Linda Kimber with cane toad near Boonah
Australians will take matters into their own hands during the nation's biggest cane toad bust. Image by HANDOUT/STEPHEN KIMBER
  • invasive species

Great Aussie toad bust takes aim at deadly invader

Tracey Ferrier January 6, 2024

It reads like a B-grade movie script: hundreds of deadly predators maniacally hurling themselves at the doors of suburban homes.

Alarmed residents shelter inside, knowing their streets and backyards have been overrun and they’re now outnumbered.

That was reality for some Gold Coast residents just before Christmas when thousands upon thousands of young cane toads invaded the beachside suburbs of Tugun and Currumbin.

Footage of the occupation went viral on social media, inspiring a collective outpouring of fear and loathing for the relentless tide of toxic toadlets.

But toad busters say people living in Australia’s cane toad zones don’t have to take the deluge lying down, and there’s plenty they can do to fight back.

Cane toad in Guanaba, Queensland
 Cane toads can live for up to 15 years, with females producing up to 70,000 tadpoles a year. Image by HANDOUT/WATERGUM 

January 13 marks the start of the Great Cane Toad Bust – a week-long national event that encourages people to head outside to collect and humanely euthanise toads, toadlets and tadpoles.

After epic rainfall in many parts of Australia, breeding conditions have been perfect and organisers say it should be a bumper bust.

The event is organised by environment group Watergum, and invasive species officer Nikki Tomsett says it really is a case of every toad counts.

“A single female cane toad can produce up to 70,000 tadpoles a year,” she said.

Given cane toads can live for up to 15 years, that’s over a million potential offspring for every female out there.

Previous busts have seen more than 50,000 cane toads removed in a single week.

But the event is also about encouraging people to go toad busting year-round to help native species, which have suffered terribly since toads were imported and released in a failed bid to control beetles in sugar cane crops.

The warty invader failed to fix the beetle problem. And the 2400 toads that were released in Queensland’s far north quickly bred and spread.

The cane toad is now an ecological disaster in Queensland, NSW, the Northern Territory and Western Australia, where they compete with native frogs for food and habitat and kill wildlife that dares to eat them.

They’re toxic at every stage of their life-cycle. They can kill domestic dogs in just 15 minutes and even eat honey bees.

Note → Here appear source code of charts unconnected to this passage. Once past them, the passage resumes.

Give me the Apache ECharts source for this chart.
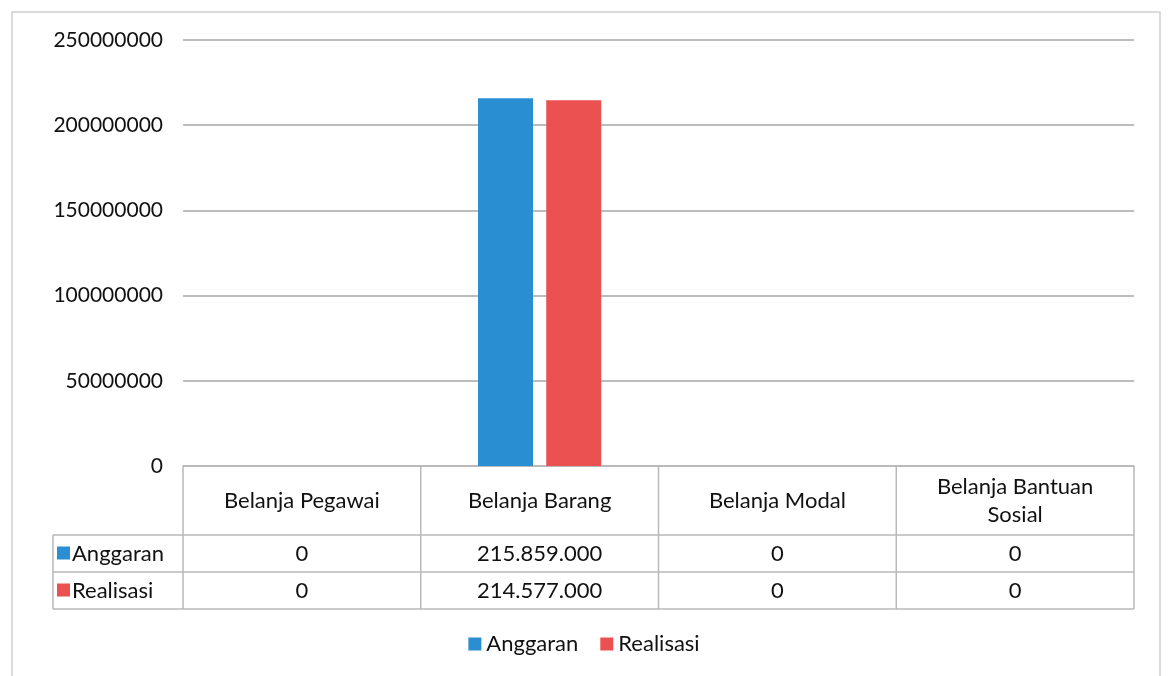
<!DOCTYPE html>
<html>
<head>
<meta charset="utf-8">
<script src="https://cdn.jsdelivr.net/npm/echarts@6/dist/echarts.min.js"></script>
<style>
html,body{margin:0;padding:0;background:#fff;}
#c{width:1168px;height:676px;}
</style>
</head>
<body>
<div id="c"></div>
<script>
const categories = ['Belanja Pegawai', 'Belanja Barang', 'Belanja Modal', 'Belanja Bantuan\nSosial'];
const seriesNames = ['Anggaran', 'Realisasi'];
const anggaran = [0, 215859000, 0, 0];
const realisasi = [0, 214577000, 0, 0];
const yTicks = [0, 50000000, 100000000, 150000000, 200000000, 250000000];

const colors = ['#2A8FD2', '#EA5150'];
const FONT = 'Lato';
const TXT = '#111111';
const LINE = '#b9b9b9';

// layout
const W = 1168, H = 676;
const gL = 183, gR = 1134, gT = 40, gB = 466;
const rowHeaderBottom = 535, row1Bottom = 572, row2Bottom = 609;
const labelColLeft = 53;

function fmt(v) {
  if (v === 0) return '0';
  return String(v).replace(/\B(?=(\d{3})+(?!\d))/g, '.');
}

const chart = echarts.init(document.getElementById('c'), null, {renderer: 'canvas'});

const colW = (gR - gL) / categories.length;
const graphics = [];
// outer frame
graphics.push({type: 'rect', shape: {x: 12, y: 12, width: 1148, height: 720}, style: {fill: 'none', stroke: '#cfcfcf', lineWidth: 1.5}, z: 0});
// table horizontal lines
[rowHeaderBottom, row1Bottom, row2Bottom].forEach(y => {
  graphics.push({type: 'line', shape: {x1: labelColLeft, y1: y, x2: gR, y2: y}, style: {stroke: LINE, lineWidth: 1.5}});
});
// table verticals
for (let k = 0; k <= categories.length; k++) {
  const x = gL + k * colW;
  graphics.push({type: 'line', shape: {x1: x, y1: gB, x2: x, y2: row2Bottom}, style: {stroke: LINE, lineWidth: 1.5}});
}
graphics.push({type: 'line', shape: {x1: labelColLeft, y1: rowHeaderBottom, x2: labelColLeft, y2: row2Bottom}, style: {stroke: LINE, lineWidth: 1.5}});
// row labels
const rowCenters = [(rowHeaderBottom + row1Bottom) / 2, (row1Bottom + row2Bottom) / 2];
seriesNames.forEach((n, i) => {
  graphics.push({type: 'rect', shape: {x: 57, y: rowCenters[i] - 7, width: 13, height: 13}, style: {fill: colors[i]}});
  graphics.push({type: 'text', x: 72, y: rowCenters[i], style: {text: n, font: '22px ' + FONT, fill: TXT, verticalAlign: 'middle', align: 'left'}});
});

const rowValues = [anggaran, realisasi];

const option = {
  backgroundColor: '#ffffff',
  animation: false,
  color: colors,
  grid: {left: gL, right: W - gR, top: gT, bottom: H - gB, containLabel: false},
  legend: {
    data: seriesNames,
    top: 633,
    left: 'center',
    icon: 'rect',
    itemWidth: 13,
    itemHeight: 13,
    itemGap: 22,
    textStyle: {fontFamily: FONT, fontSize: 22, color: TXT},
    padding: [0, 0, 0, 12]
  },
  xAxis: [
    {
      type: 'category',
      data: categories,
      position: 'bottom',
      axisLine: {show: true, lineStyle: {color: LINE, width: 1.5}},
      axisTick: {show: false},
      axisLabel: {interval: 0, margin: (rowHeaderBottom - gB) / 2, verticalAlign: 'middle', fontFamily: FONT, fontSize: 22, color: TXT, lineHeight: 28}
    }
  ].concat(rowValues.map((vals, r) => ({
    type: 'category',
    data: categories,
    position: 'bottom',
    offset: rowCenters[r] - gB,
    axisLine: {show: false},
    axisTick: {show: false},
    splitLine: {show: false},
    axisLabel: {interval: 0, margin: 0, verticalAlign: 'middle', fontFamily: FONT, fontSize: 22, color: TXT,
      formatter: (v, i) => fmt(vals[i])}
  }))),
  yAxis: {
    type: 'value',
    min: yTicks[0],
    max: yTicks[yTicks.length - 1],
    interval: yTicks[1] - yTicks[0],
    axisLine: {show: false},
    axisTick: {show: false},
    axisLabel: {margin: 20, fontFamily: FONT, fontSize: 21, color: TXT, verticalAlign: 'middle',
      formatter: v => String(v)},
    splitLine: {lineStyle: {color: '#a6a6a6', width: 1.5}}
  },
  series: [
    {name: seriesNames[0], type: 'bar', data: anggaran, barWidth: 55, barGap: '24%', xAxisIndex: 0},
    {name: seriesNames[1], type: 'bar', data: realisasi, barWidth: 55, barGap: '24%', xAxisIndex: 0}
  ],
  graphic: graphics
};
chart.setOption(option);
</script>
</body>
</html>
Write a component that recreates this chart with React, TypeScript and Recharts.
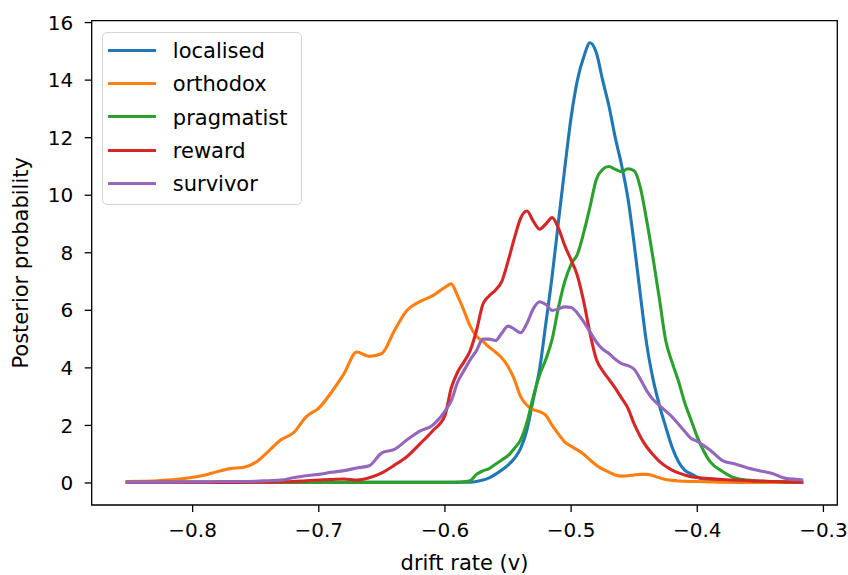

Beekeepers have shared horror stories of finding toads working together to form ladders to reach elevated hives, before taking it in turns to wait at the entrance and gulp down bees as they emerge.

At Boonah, about 100km inland from the Gold Coast, a fearless team of trappers called Women Against Cane Toads is gearing up for this year’s bust.

They know they’ve got their work cut out for them, given the stories that are swirling about toadlet invasions on par with what happened on the Gold Coast.

Linda Kimber is the fearless leader of the group, which she formed a few years back in a bid to get over her phobia of toads and frogs.

“Every time I saw a cane toad, I’d call out to my husband – ‘Stephen, Stephen there’s a toad!’,” she said.

“And I thought ‘this is ridiculous’, and we wanted to get more women involved in the Great Cane Toad Bust. So we started this group of mature women to help overcome their fears of handling cane toads.”

Linda Kimber with cane toad near Boonah
 Linda Kimber formed Women Against Cane Toads to help combat the pest. Image by HANDOUT/STEPHEN KIMBER 

These days they’re experts, with their own individual styles.

Linda favours the grab-em-by-the-back-legs approach, and likes to pop them in a two-wheeled shopping trolley so she doesn’t have to lug them around.

Others go for the belly grip, or the pin-em-down-then-pick-em-up method, and like to use draw-string bags.

Whatever the approach, it’s always a low-tech affair and the basics are gloves, a torch and a way to contain the warty jumpers.

Toads can then be dropped off at collection points, where they’ll be humanely subdued in the fridge before being transferred to the freezer to die painlessly.

The carcasses are worth their weight in gold for Watergum, which harvests their toxin glands and uses them to make lures for their highly effective tadpole traps.

The bucket-like traps – designed for use in ponds, dams, creeks and even puddles – harness the cannibalistic tendencies of cane toad tadpoles.

When tadpoles hatch, they instinctively seek out and eat eggs laid by other females. They do this by searching for a whiff of a pheromone that’s present in cane toad toxin and the secretion that surrounds the eggs.

It’s a sure-fire way to attract masses of cane toad tadpoles, with no risk to other species that don’t respond to the pheromone.

“You can easily catch a couple of hundred but some people have caught thousands in one go – the traps are just a soup of tadpoles,” Ms Tomsett said.

Back in Boonah, Linda says the achievements of Women Against Cane Toads hasn’t gone unnoticed by the blokes.

“It’s a bit of a challenge for some of the blokes – you know, ‘if the women can do it, well we can do it too’,” she laughed.